Humpback Whales

These massive marine mammals sing impressive songs, travel across oceans, and strategically corral their prey by blowing bubbles in a ring!


Humpback whales are a species of baleen whale that belong to the Balaenopteridae family. They are scientifically known as Megaptera novaeangliae, with "megaptera" meaning "big-winged". There are several subspecies of humpbacks found around the world, including the North Pacific humpback whales (Megaptera novaeangliae).


Humpback whales are filter feeders that love eating small fish, krill, and plankton. They filter food from the water by using their baleen plates, which are made of keratin and hang from their upper jaw. Humpbacks are known for their unique feeding behavior called bubble netting, where they blow bubbles around their prey to gather them in so they're easier to catch.


Humpbacks are large, with adults reaching lengths of up to 16 meters and weighing up to 36,000 kilograms. They have a distinctive body shape, with long pectoral fins that can reach up to one-third of their body length, and a knobby protrusion on their head called the "hump". Humpbacks have many behavioural displays including breaching and tail slapping.

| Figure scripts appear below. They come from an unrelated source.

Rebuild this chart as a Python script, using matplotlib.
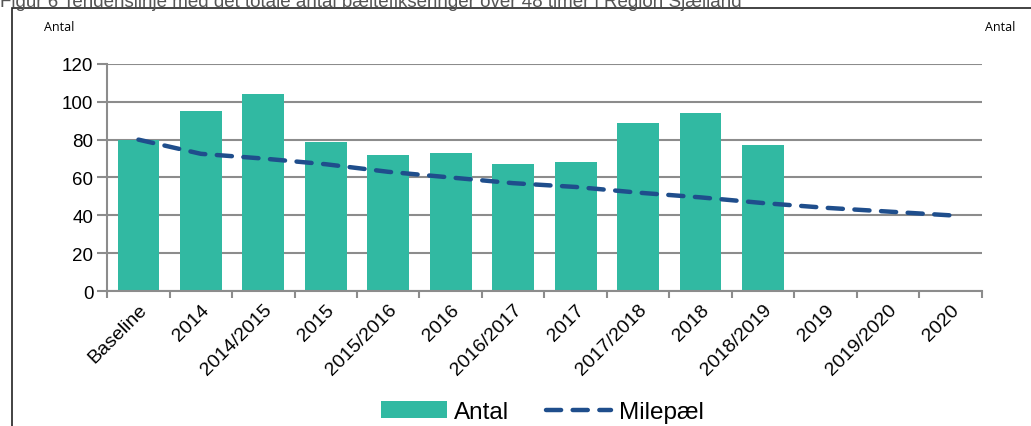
import numpy as np
import matplotlib.pyplot as plt
from matplotlib.patches import Rectangle

plt.rcParams['font.family'] = ['Liberation Sans', 'DejaVu Sans']

categories = ['Baseline', '2014', '2014/2015', '2015', '2015/2016', '2016', '2016/2017',
              '2017', '2017/2018', '2018', '2018/2019', '2019', '2019/2020', '2020']
antal = [80, 95, 104, 79, 72, 73, 67, 68, 89, 94, 77]
milepael = [80, 72.5, 70, 67, 63, 60, 57, 55, 52, 49.5, 46.5, 44, 42, 40]

BAR = '#31b9a2'
LINE = '#1f4e8c'
GRID = '#8c8c8c'

fig = plt.figure(figsize=(10.31, 4.27), dpi=100)
ax = fig.add_axes([0.104, 0.316, 0.848, 0.532])

x = np.arange(len(categories))
bars = ax.bar(x[:len(antal)], antal, width=0.67, color=BAR, label='Antal', zorder=2)
line, = ax.plot(x, milepael, color=LINE, lw=3.2, ls=(0, (3.4, 2.6)), dash_capstyle='round',
                label='Milepæl', zorder=3)

ax.set_xlim(-0.5, len(categories) - 0.5)
ax.set_ylim(0, 120)
ax.set_yticks(range(0, 121, 20))
ax.yaxis.grid(True, color=GRID, lw=1.5, zorder=0)
ax.set_axisbelow(True)

# ticks at category boundaries, labels at centres
ax.set_xticks(np.arange(-0.5, len(categories), 1))
ax.set_xticklabels([])
ax.set_xticks(x, minor=True)
ax.set_xticklabels(categories, minor=True, rotation=45, ha='right',
                   rotation_mode='anchor', fontsize=14)
ax.tick_params(axis='x', which='minor', length=0, pad=7)
ax.tick_params(axis='x', which='major', length=5, width=1.5, color=GRID)
ax.tick_params(axis='y', length=7, width=1.5, color=GRID, labelsize=13.5, pad=3)

for s in ['top', 'right']:
    ax.spines[s].set_visible(False)
for s in ['left', 'bottom']:
    ax.spines[s].set_color(GRID)
    ax.spines[s].set_linewidth(1.5)

fig.legend([bars, line], ['Antal', 'Milepæl'], loc='center', bbox_to_anchor=(0.526, 0.032),
           ncol=2, frameon=False, fontsize=17.5, handlelength=2.7, handleheight=0.7,
           columnspacing=1.5, handletextpad=0.3)

fig.text(0.043, 0.935, 'Antal', fontsize=9, family='Open Sans', va='center')
fig.text(0.955, 0.935, 'Antal', fontsize=9, family='Open Sans', va='center')
fig.text(0.0, 0.993, 'Figur 6 Tendenslinje med det totale antal bæltefikseringer over 48 timer i Region Sjælland',
         fontsize=13.5, color='#555555', va='center')

fig.patches.append(Rectangle((0.012, -0.05), 1.5, 1.03, transform=fig.transFigure,
                             fill=False, edgecolor='#222222', lw=1.2))

fig.savefig('out.png', dpi=100)
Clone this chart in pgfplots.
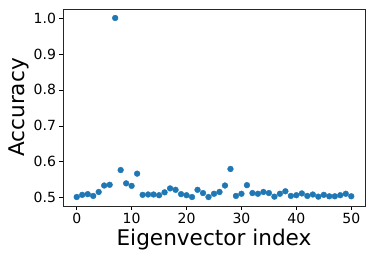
\documentclass[border=0pt]{standalone}
\usepackage{pgfplots}
\pgfplotsset{compat=1.18}
\usepackage{fontspec}
\setmainfont{DejaVu Sans}
\definecolor{mplblue}{HTML}{1F77B4}
\begin{document}
\begin{tikzpicture}
\useasboundingbox (-63pt,-53pt) rectangle (311pt,206pt);
\begin{axis}[
  scale only axis,
  width=302pt, height=197pt,
  xmin=-2.5, xmax=52.5,
  ymin=0.477, ymax=1.025,
  xtick={0,10,20,30,40,50},
  ytick={0.5,0.6,0.7,0.8,0.9,1.0},
  yticklabel style={/pgf/number format/fixed,/pgf/number format/fixed zerofill,/pgf/number format/precision=1},
  /pgf/number format/assume math mode=true,
  tick align=outside,
  tick pos=left,
  major tick length=3.5pt,
  tick style={black, line width=0.6pt},
  axis line style={line width=0.6pt, black!85},
  ticklabel style={font=\fontsize{14}{16}\selectfont},
  xlabel={Eigenvector index},
  ylabel={Accuracy},
  label style={font=\fontsize{21.6}{24}\selectfont},
  xlabel style={yshift=1pt},
  ylabel style={yshift=-2pt},
]
\addplot[only marks, mark=*, mark size=2.9pt, color=mplblue, mark options={draw=mplblue, fill=mplblue}] coordinates {
(0,0.502) (1,0.508) (2,0.510) (3,0.505) (4,0.516) (5,0.534) (6,0.536) (7,1.000)
(8,0.577) (9,0.540) (10,0.533) (11,0.567) (12,0.508) (13,0.509) (14,0.509) (15,0.507)
(16,0.515) (17,0.526) (18,0.522) (19,0.510) (20,0.507) (21,0.502) (22,0.522) (23,0.513)
(24,0.502) (25,0.511) (26,0.516) (27,0.534) (28,0.580) (29,0.505) (30,0.511) (31,0.535)
(32,0.513) (33,0.511) (34,0.516) (35,0.513) (36,0.503) (37,0.511) (38,0.518) (39,0.505)
(40,0.507) (41,0.512) (42,0.505) (43,0.509) (44,0.503) (45,0.508) (46,0.504) (47,0.504)
(48,0.507) (49,0.511) (50,0.504)
};
\end{axis}
\end{tikzpicture}
\end{document}
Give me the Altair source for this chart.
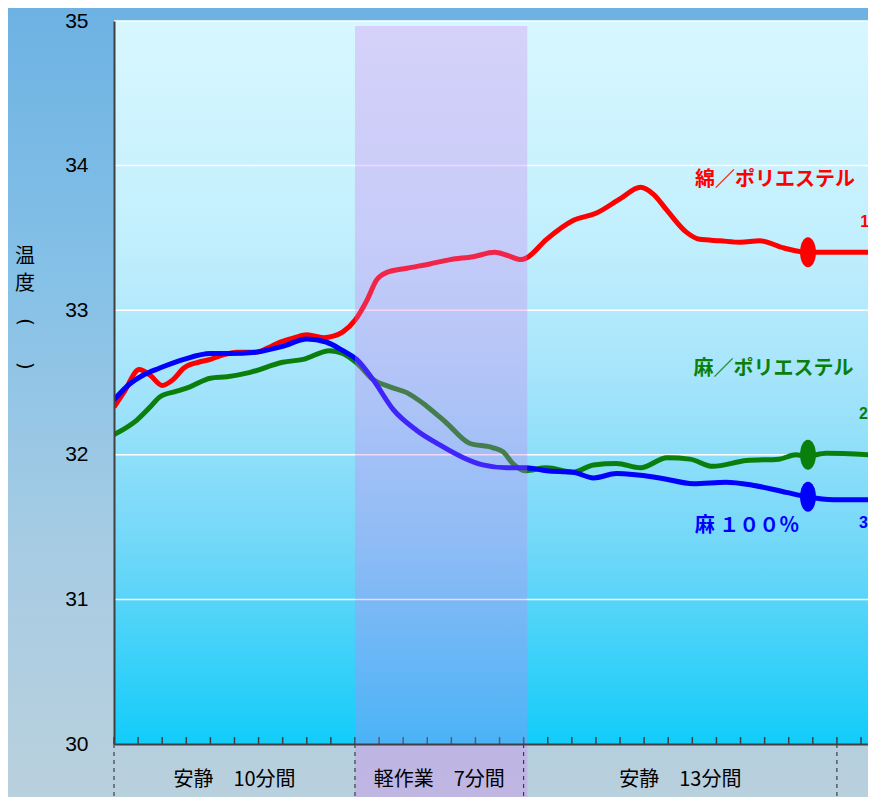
import altair as alt
import pandas as pd

# ---- data ----
red_m = [0, 0.4, 1.05, 1.5, 2.0, 2.45, 2.9, 3.5, 4.0, 4.5, 5.1, 5.9, 6.4, 6.9, 7.5, 8.0, 8.7, 9.1, 9.5,
         10.0, 10.5, 10.9, 11.3, 12.15, 13.1, 13.95, 14.9, 15.8, 16.3, 16.9, 17.1, 17.95, 19.05, 20.0,
         21.0, 21.85, 22.4, 22.95, 23.75, 24.3, 25.15, 26.0, 26.8, 27.8, 28.8, 29.7, 31.3]
red_v = [32.33, 32.43, 32.59, 32.55, 32.48, 32.52, 32.60, 32.64, 32.66, 32.69, 32.71, 32.71, 32.74,
         32.78, 32.81, 32.83, 32.81, 32.82, 32.85, 32.93, 33.07, 33.21, 33.26, 33.29, 33.32, 33.35,
         33.37, 33.40, 33.38, 33.35, 33.36, 33.49, 33.62, 33.67, 33.77, 33.85, 33.80, 33.69, 33.54,
         33.49, 33.48, 33.47, 33.48, 33.43, 33.40, 33.40, 33.40]

green_m = [0, 0.95, 1.5, 1.9, 2.6, 3.15, 4.0, 4.7, 5.65, 7.0, 7.85, 8.95, 9.5, 10.1, 10.75, 11.45, 12.15,
           12.95, 13.8, 14.75, 15.7, 16.15, 16.55, 17.05, 17.95, 19.05, 19.9, 20.85, 21.85, 22.95,
           23.9, 24.85, 26.25, 27.6, 28.3, 28.75, 29.55, 31.3]
green_v = [32.14, 32.24, 32.33, 32.40, 32.44, 32.47, 32.53, 32.54, 32.57, 32.64, 32.66, 32.72, 32.70,
           32.63, 32.52, 32.47, 32.43, 32.34, 32.22, 32.08, 32.05, 32.02, 31.94, 31.89, 31.91, 31.88,
           31.93, 31.94, 31.91, 31.98, 31.97, 31.92, 31.96, 31.97, 32.00, 31.99, 32.01, 32.00]

blue_m = [0, 0.65, 1.2, 1.9, 2.9, 4.0, 4.8, 5.9, 7.0, 8.0, 8.8, 9.5, 10.07, 10.75, 11.6, 12.55, 13.5,
          14.5, 15.3, 16.3, 17.1, 17.95, 19.05, 19.9, 20.85, 22.65, 24.05, 25.4, 26.5, 27.9, 28.75,
          29.85, 31.3]
blue_v = [32.38, 32.49, 32.55, 32.60, 32.66, 32.70, 32.70, 32.71, 32.75, 32.80, 32.78, 32.72, 32.66,
          32.52, 32.31, 32.17, 32.07, 31.98, 31.93, 31.91, 31.91, 31.89, 31.88, 31.84, 31.87, 31.84,
          31.80, 31.81, 31.79, 31.74, 31.71, 31.69, 31.69]

series = ["1", "2", "3"]
series_colors = ["#ff0000", "#0b7f0b", "#0000ff"]

marker_m = [28.8, 28.8, 28.8]
marker_v = [33.40, 32.00, 31.71]

label_text = ["綿／ポリエステル", "麻／ポリエステル", "麻 １００％"]
label_m = [27.43, 27.37, 26.27]
label_v = [33.90, 32.59, 31.51]

num_m = [31.15, 31.1, 31.1]
num_v = [33.61, 32.28, 31.53]

phase_text = ["安静　10分間", "軽作業　7分間", "安静　13分間"]
phase_mid = [5, 13.5, 23.5]
phase_bounds = [0, 10, 17, 30]
work_start, work_end = 10, 17.15

grid_values = [31, 32, 33, 34, 35]
tick_minutes = list(range(0, 32))
y_ticks = [30, 31, 32, 33, 34, 35]

W, H = 754, 723
XMAX = 31.29

# ---- tables ----
lines = pd.concat([
    pd.DataFrame({"s": "1", "m": red_m, "v": red_v}),
    pd.DataFrame({"s": "2", "m": green_m, "v": green_v}),
    pd.DataFrame({"s": "3", "m": blue_m, "v": blue_v}),
])
markers = pd.DataFrame({"s": series, "m": marker_m, "v": marker_v})
labels = pd.DataFrame({"s": series, "t": label_text, "m": label_m, "v": label_v})
nums = pd.DataFrame({"s": series, "t": series, "m": num_m, "v": num_v})
phases = pd.DataFrame({"t": phase_text, "m": phase_mid})
bounds = pd.DataFrame({"m": phase_bounds})
band = pd.DataFrame({"a": [work_start], "b": [work_end]})
grid = pd.DataFrame({"v": grid_values})
ticks = pd.DataFrame({"m": tick_minutes})
one = pd.DataFrame({"k": [0]})

xs = alt.Scale(domain=[0, XMAX], nice=False, zero=False)
ys = alt.Scale(domain=[30, 35], nice=False, zero=False)
cs = alt.Scale(domain=series, range=series_colors)

x_axis = alt.Axis(labels=False, ticks=False, grid=False, domain=True, domainColor="#404040",
                  domainWidth=2, title=None, zindex=1)
y_axis = alt.Axis(values=y_ticks, format="d", grid=False, ticks=False, domain=True,
                  domainColor="#404040", domainWidth=2, labelFont="Liberation Sans",
                  labelFontSize=21, labelColor="black", labelPadding=26, title=None, zindex=1)

outer_bg = alt.Chart(one).mark_rect(
    color=alt.LinearGradient(gradient="linear", x1=0, x2=0, y1=0, y2=1, stops=[
        alt.GradientStop(color="#6db2e3", offset=0),
        alt.GradientStop(color="#86c1e7", offset=0.35),
        alt.GradientStop(color="#a8cce3", offset=0.7),
        alt.GradientStop(color="#b9d0dd", offset=1)])
).encode(x=alt.value(-106), x2=alt.value(W), y=alt.value(-13), y2=alt.value(H + 53))

plot_bg = alt.Chart(one).mark_rect(
    color=alt.LinearGradient(gradient="linear", x1=0, x2=0, y1=0, y2=1, stops=[
        alt.GradientStop(color="#d8f7ff", offset=0),
        alt.GradientStop(color="#c2effd", offset=0.3),
        alt.GradientStop(color="#a4e4fb", offset=0.5),
        alt.GradientStop(color="#74d8f8", offset=0.72),
        alt.GradientStop(color="#12ccfa", offset=1)])
).encode(x=alt.value(0), x2=alt.value(W), y=alt.value(0), y2=alt.value(H))

# vertical y-axis title: 温 度 ︵ ︶ (the ℃ glyph is blank in the reference)
title_font = dict(font="Noto Sans CJK JP", fontSize=20, color="black", align="center",
                  baseline="middle")
t1 = alt.Chart(one).mark_text(text="温", **title_font).encode(x=alt.value(-89), y=alt.value(236))
t2 = alt.Chart(one).mark_text(text="度", **title_font).encode(x=alt.value(-89), y=alt.value(263))
t3 = alt.Chart(one).mark_text(text="(", font="DejaVu Sans", fontSize=20, color="black",
                              align="center", baseline="middle", angle=90).encode(
    x=alt.value(-89), y=alt.value(301))
t4 = alt.Chart(one).mark_text(text=")", font="DejaVu Sans", fontSize=20, color="black",
                              align="center", baseline="middle", angle=90).encode(
    x=alt.value(-89), y=alt.value(345))

grid_rules = alt.Chart(grid).mark_rule(color="white", strokeWidth=1.5).encode(
    y=alt.Y("v:Q", scale=ys, axis=y_axis), x=alt.value(0), x2=alt.value(W))

line_layer = alt.Chart(lines).mark_line(strokeWidth=5, interpolate="monotone", clip=True).encode(
    x=alt.X("m:Q", scale=xs, axis=x_axis),
    y=alt.Y("v:Q", scale=ys, axis=y_axis),
    color=alt.Color("s:N", scale=cs, legend=None),
    detail="s:N")

ellipse = "M -0.53 0 A 0.53 1 0 1 0 0.53 0 A 0.53 1 0 1 0 -0.53 0 Z"
marker_layer = alt.Chart(markers).mark_point(shape=ellipse, size=900, filled=True, opacity=1).encode(
    x=alt.X("m:Q", scale=xs), y=alt.Y("v:Q", scale=ys),
    color=alt.Color("s:N", scale=cs, legend=None))

tick_layer = alt.Chart(ticks).mark_rule(color="#404040", strokeWidth=1.5).encode(
    x=alt.X("m:Q", scale=xs), y=alt.value(H - 7), y2=alt.value(H))

band_layer = alt.Chart(band).mark_rect(color="#d07cf0", opacity=0.3).encode(
    x=alt.X("a:Q", scale=xs), x2="b:Q", y=alt.value(5), y2=alt.value(H + 70))

bound_layer = alt.Chart(bounds).mark_rule(color="#222222", strokeWidth=1, strokeDash=[4, 4]).encode(
    x=alt.X("m:Q", scale=xs), y=alt.value(H), y2=alt.value(H + 70))

phase_layer = alt.Chart(phases).mark_text(font="Noto Sans CJK JP", fontSize=20, color="black",
                                          baseline="middle", align="center").encode(
    x=alt.X("m:Q", scale=xs), y=alt.value(H + 36), text="t:N")

label_layer = alt.Chart(labels).mark_text(font="Noto Sans CJK JP", fontSize=20, fontWeight="bold",
                                          baseline="middle", align="center").encode(
    x=alt.X("m:Q", scale=xs), y=alt.Y("v:Q", scale=ys), text="t:N",
    color=alt.Color("s:N", scale=cs, legend=None))

num_layer = alt.Chart(nums).mark_text(font="Liberation Sans", fontSize=16, fontWeight="bold",
                                      baseline="middle", align="center").encode(
    x=alt.X("m:Q", scale=xs), y=alt.Y("v:Q", scale=ys), text="t:N",
    color=alt.Color("s:N", scale=cs, legend=None))

chart = alt.layer(
    outer_bg, plot_bg, t1, t2, t3, t4, grid_rules, line_layer, marker_layer, tick_layer,
    band_layer, bound_layer, phase_layer, label_layer, num_layer
).properties(
    width=W, height=H,
    autosize=alt.AutoSizeParams(type="none"),
    padding={"left": 106, "top": 13, "right": 0, "bottom": 53},
).configure(background="#8fc3e6").configure_view(stroke=None)

chart.save("out.html", embed_options={"renderer": "svg", "actions": False})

Humpback whales are found in oceans around the world, with populations in the North Pacific, North Atlantic, Southern Ocean, and Indian Ocean. They migrate long distances between their summer feeding grounds in colder waters and their winter breeding and calving grounds in warmer waters.


Humpback whales can live up to around 50 years or more. They reach sexual maturity at around 5-10 years of age and give birth to a single calf every 2-3 years. Humpback calves are born weighing around 1 ton and can grow 45 kilograms per day, fueled by their mother's milk, which is rich in fat and protein.